• _TASK PROMPT_: Leaving out every picture, copy the lines of the data exactly, from the first through the line containing "const LEFT = 60, RIGHT".

• _SUPPLIED INFORMATION_:
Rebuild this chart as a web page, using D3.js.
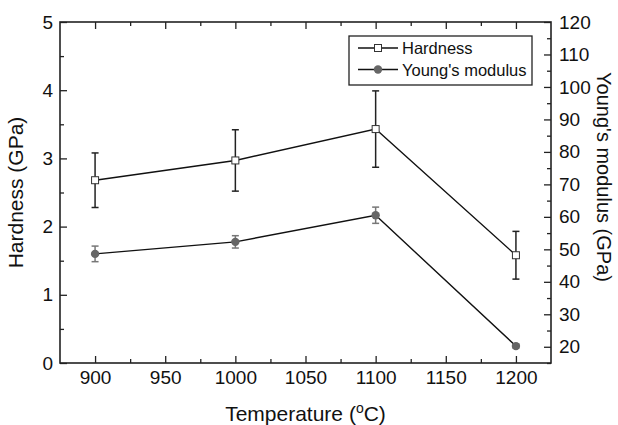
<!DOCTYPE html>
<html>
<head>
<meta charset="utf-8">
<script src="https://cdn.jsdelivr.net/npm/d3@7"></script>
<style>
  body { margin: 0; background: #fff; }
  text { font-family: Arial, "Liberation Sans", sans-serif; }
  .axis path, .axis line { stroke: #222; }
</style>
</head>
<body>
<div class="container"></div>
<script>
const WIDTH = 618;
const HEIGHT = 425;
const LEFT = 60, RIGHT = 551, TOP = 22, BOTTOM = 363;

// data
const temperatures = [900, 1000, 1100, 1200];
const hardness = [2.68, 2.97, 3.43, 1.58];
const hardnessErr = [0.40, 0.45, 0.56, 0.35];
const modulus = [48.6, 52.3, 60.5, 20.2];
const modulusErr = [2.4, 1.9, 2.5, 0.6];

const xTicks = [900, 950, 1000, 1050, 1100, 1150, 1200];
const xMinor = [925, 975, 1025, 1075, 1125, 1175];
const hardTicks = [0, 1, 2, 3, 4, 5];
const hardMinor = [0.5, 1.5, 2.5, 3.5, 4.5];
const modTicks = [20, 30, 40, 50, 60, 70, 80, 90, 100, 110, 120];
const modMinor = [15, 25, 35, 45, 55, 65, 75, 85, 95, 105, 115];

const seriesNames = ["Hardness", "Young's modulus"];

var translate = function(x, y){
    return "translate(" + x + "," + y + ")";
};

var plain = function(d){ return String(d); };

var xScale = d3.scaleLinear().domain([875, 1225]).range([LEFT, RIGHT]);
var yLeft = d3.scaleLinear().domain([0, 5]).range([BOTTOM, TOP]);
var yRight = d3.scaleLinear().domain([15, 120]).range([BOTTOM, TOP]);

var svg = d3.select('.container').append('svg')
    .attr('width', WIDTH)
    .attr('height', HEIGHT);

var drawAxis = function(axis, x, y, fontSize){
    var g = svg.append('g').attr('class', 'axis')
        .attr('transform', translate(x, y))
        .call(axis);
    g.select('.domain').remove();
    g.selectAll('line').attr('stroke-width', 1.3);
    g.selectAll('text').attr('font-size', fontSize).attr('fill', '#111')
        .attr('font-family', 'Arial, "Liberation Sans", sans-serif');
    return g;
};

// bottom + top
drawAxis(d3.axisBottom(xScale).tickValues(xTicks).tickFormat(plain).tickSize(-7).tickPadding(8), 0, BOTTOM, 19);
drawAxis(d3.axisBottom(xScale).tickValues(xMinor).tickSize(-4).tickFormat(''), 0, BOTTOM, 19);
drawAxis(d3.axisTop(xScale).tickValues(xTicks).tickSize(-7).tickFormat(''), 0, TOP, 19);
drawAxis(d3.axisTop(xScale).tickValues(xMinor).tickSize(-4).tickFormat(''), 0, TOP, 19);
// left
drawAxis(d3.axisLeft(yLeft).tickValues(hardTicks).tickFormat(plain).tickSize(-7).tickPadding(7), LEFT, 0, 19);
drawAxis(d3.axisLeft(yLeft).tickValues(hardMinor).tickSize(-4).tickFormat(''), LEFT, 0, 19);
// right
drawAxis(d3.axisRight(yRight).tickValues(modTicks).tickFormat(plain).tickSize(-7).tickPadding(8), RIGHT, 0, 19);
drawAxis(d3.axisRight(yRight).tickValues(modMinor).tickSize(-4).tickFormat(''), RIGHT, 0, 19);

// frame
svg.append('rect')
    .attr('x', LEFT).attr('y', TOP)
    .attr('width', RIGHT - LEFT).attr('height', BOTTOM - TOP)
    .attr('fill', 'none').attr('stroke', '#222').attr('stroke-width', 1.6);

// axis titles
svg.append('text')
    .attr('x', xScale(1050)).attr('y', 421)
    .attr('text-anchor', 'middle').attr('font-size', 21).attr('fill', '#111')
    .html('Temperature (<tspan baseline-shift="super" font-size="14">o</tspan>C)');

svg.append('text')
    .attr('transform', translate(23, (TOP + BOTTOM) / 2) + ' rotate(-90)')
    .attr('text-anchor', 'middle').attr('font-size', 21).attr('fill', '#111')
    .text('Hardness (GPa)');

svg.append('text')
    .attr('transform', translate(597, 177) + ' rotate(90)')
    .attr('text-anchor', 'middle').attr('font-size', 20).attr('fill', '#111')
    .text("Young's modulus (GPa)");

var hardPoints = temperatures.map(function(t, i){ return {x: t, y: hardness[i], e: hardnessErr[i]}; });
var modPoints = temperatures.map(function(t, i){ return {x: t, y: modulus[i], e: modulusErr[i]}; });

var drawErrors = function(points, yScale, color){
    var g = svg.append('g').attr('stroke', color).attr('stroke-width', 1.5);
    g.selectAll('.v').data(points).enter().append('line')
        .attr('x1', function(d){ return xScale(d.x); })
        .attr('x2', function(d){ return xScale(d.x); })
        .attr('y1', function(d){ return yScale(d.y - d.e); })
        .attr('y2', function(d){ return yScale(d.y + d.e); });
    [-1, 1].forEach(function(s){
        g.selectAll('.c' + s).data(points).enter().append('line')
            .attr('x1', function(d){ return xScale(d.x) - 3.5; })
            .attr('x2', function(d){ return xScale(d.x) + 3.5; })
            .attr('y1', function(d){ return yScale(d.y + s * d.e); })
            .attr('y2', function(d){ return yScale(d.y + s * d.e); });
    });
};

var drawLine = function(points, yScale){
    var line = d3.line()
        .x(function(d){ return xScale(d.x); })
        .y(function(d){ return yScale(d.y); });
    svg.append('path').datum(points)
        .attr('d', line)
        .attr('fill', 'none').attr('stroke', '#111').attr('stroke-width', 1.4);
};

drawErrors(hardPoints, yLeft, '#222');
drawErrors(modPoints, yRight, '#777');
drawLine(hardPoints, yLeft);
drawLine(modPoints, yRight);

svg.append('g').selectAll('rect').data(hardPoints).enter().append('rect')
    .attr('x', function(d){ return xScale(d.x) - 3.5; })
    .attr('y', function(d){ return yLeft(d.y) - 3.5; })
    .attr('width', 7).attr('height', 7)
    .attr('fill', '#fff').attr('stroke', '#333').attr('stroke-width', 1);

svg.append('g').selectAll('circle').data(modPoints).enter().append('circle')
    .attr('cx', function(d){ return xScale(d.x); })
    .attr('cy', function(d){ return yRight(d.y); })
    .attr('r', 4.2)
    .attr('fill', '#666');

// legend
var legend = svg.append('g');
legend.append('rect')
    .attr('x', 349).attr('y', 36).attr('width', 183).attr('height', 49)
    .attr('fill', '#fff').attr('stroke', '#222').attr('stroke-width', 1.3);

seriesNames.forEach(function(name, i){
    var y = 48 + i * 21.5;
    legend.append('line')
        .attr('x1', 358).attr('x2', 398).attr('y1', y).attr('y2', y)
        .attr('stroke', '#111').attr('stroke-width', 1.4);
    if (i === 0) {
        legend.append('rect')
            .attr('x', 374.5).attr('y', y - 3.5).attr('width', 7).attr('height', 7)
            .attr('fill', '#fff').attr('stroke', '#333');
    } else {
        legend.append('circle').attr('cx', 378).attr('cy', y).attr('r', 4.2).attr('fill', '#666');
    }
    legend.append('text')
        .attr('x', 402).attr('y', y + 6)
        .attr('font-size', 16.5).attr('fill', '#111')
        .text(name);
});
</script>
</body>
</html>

• _WRITTEN REPLY_:
Rebuild this chart as a web page, using D3.js.
<!DOCTYPE html>
<html>
<head>
<meta charset="utf-8">
<script src="https://cdn.jsdelivr.net/npm/d3@7"></script>
<style>
  body { margin: 0; background: #fff; }
  text { font-family: Arial, "Liberation Sans", sans-serif; }
  .axis path, .axis line { stroke: #222; }
</style>
</head>
<body>
<div class="container"></div>
<script>
const WIDTH = 618;
const HEIGHT = 425;
const LEFT = 60, RIGHT = 551, TOP = 22, BOTTOM = 363;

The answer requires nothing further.